▶ [Task brief]
Transcribe all of the material below word for word and leave out its pictures.

***

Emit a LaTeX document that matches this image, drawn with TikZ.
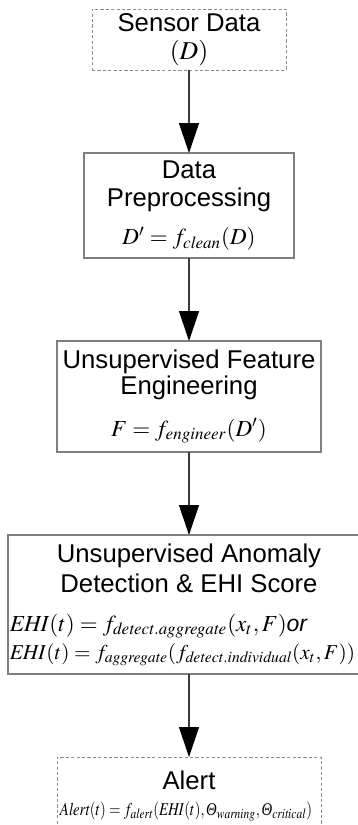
\documentclass[tikz,border=0pt]{standalone}
\usepackage{graphicx}
\usepackage{mathptmx}
\usepackage[no-math]{fontspec}
\setmainfont{Liberation Sans}
\newfontfamily\greekit{Liberation Serif}
\usetikzlibrary{arrows.meta,positioning}
\definecolor{Frame}{HTML}{7F7F7F}
\definecolor{Ends}{HTML}{8C8C8C}
\definecolor{Shaft}{HTML}{3A3A3A}
\newcommand\eqsize{\fontsize{11.5}{14}\selectfont}
\newcommand\Thetait{\mbox{\greekit\itshape Θ}}
\tikzset{
  stage/.style={draw=Frame,line width=.6pt,fill=white,align=center,inner sep=0pt,outer sep=0pt,font=\fontsize{12.85}{14}\selectfont},
  terminal/.style={stage,draw=Ends,line width=.5pt,dash pattern=on 1.6pt off 1.1pt},
  flow/.style={-{Triangle[length=15pt,width=10pt,color=black]},draw=Shaft,line width=.55pt}
}
\begin{document}
\begin{tikzpicture}[node distance=41.5pt]
      \useasboundingbox (0,0) rectangle (179pt,-412.5pt);
      \node[terminal,minimum width=97pt,minimum height=30.5pt] (sensor) at (94.5pt,-19.75pt) {Sensor Data\\$(D)$};
      \node[stage,minimum width=105pt,minimum height=52.5pt,below=of sensor] (prep) {Data\\Preprocessing\\[5pt]{\eqsize$D'=f_{\mathit{clean}}(D)$}};
      \node[stage,minimum width=132pt,minimum height=55.5pt,below=of prep] (feature) {Unsupervised Feature\\[-1pt]Engineering\\[7pt]{\eqsize$F=f_{\mathit{engineer}}(D')$}};
      \node[stage,minimum width=181pt,minimum height=69.5pt,below=of feature] (score) {Unsupervised Anomaly\\[1pt]Detection \& EHI Score\\[5.5pt]
        \makebox[179pt][l]{\eqsize$\mathit{EHI}(t)=f_{\mathit{detect.aggregate}}(x_t,F)$\textit{or}}\\
        \makebox[179pt][l]{\resizebox{172.5pt}{!}{\eqsize$\mathit{EHI}(t)=f_{\mathit{aggregate}}(f_{\mathit{detect.individual}}(x_t,F))$}}};
      \node[terminal,minimum width=132pt,minimum height=39pt,below=of score] (alert) {Alert\\[-1pt]
        \makebox[132pt][l]{\hspace{1.5pt}\resizebox{126pt}{\height}{\fontsize{9}{14}\selectfont$\mathit{Alert}(t)=f_{\mathit{alert}}(\mathit{EHI}(t),\Thetait_{\mathit{warning}},\Thetait_{\mathit{critical}})$}}};
      \draw[flow] (sensor) -- (prep);
      \draw[flow] (prep) -- (feature);
      \draw[flow] (feature) -- (score);
      \draw[flow] (score) -- (alert);
    \end{tikzpicture}
\end{document}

***

▶ [Solved exercise]
Emit a LaTeX document that matches this image, drawn with TikZ.
\documentclass[tikz,border=0pt]{standalone}
\usepackage{graphicx}
\usepackage{mathptmx}
\usepackage[no-math]{fontspec}
\setmainfont{Liberation Sans}
\newfontfamily\greekit{Liberation Serif}
\usetikzlibrary{arrows.meta,positioning}
\definecolor{Frame}{HTML}{7F7F7F}
\definecolor{Ends}{HTML}{8C8C8C}
\definecolor{Shaft}{HTML}{3A3A3A}
\newcommand\eqsize{\fontsize{11.5}{14}\selectfont}
\newcommand\Thetait{\mbox{\greekit\itshape Θ}}
\tikzset{
  stage/.style={draw=Frame,line width=.6pt,fill=white,align=center,inner sep=0pt,outer sep=0pt,font=\fontsize{12.85}{14}\selectfont},
  terminal/.style={stage,draw=Ends,line width=.5pt,dash pattern=on 1.6pt off 1.1pt},
  flow/.style={-{Triangle[length=15pt,width=10pt,color=black]},draw=Shaft,line width=.55pt}
}
\begin{document}
\begin{tikzpicture}[node distance=41.5pt]
      \useasboundingbox (0,0) rectangle (179pt,-412.5pt);
      \node[terminal,minimum width=97pt,minimum height=30.5pt] (sensor) at (94.5pt,-19.75pt) {Sensor Data\\$(D)$};
      \node[stage,minimum width=105pt,minimum height=52.5pt,below=of sensor] (prep) {Data\\Preprocessing\\[5pt]{\eqsize$D'=f_{\mathit{clean}}(D)$}};
      \node[stage,minimum width=132pt,minimum height=55.5pt,below=of prep] (feature) {Unsupervised Feature\\[-1pt]Engineering\\[7pt]{\eqsize$F=f_{\mathit{engineer}}(D')$}};
      \node[stage,minimum width=181pt,minimum height=69.5pt,below=of feature] (score) {Unsupervised Anomaly\\[1pt]Detection \& EHI Score\\[5.5pt]
        \makebox[179pt][l]{\eqsize$\mathit{EHI}(t)=f_{\mathit{detect.aggregate}}(x_t,F)$\textit{or}}\\
        \makebox[179pt][l]{\resizebox{172.5pt}{!}{\eqsize$\mathit{EHI}(t)=f_{\mathit{aggregate}}(f_{\mathit{detect.individual}}(x_t,F))$}}};
      \node[terminal,minimum width=132pt,minimum height=39pt,below=of score] (alert) {Alert\\[-1pt]
        \makebox[132pt][l]{\hspace{1.5pt}\resizebox{126pt}{\height}{\fontsize{9}{14}\selectfont$\mathit{Alert}(t)=f_{\mathit{alert}}(\mathit{EHI}(t),\Thetait_{\mathit{warning}},\Thetait_{\mathit{critical}})$}}};
      \draw[flow] (sensor) -- (prep);
      \draw[flow] (prep) -- (feature);
      \draw[flow] (feature) -- (score);
      \draw[flow] (score) -- (alert);
    \end{tikzpicture}
\end{document}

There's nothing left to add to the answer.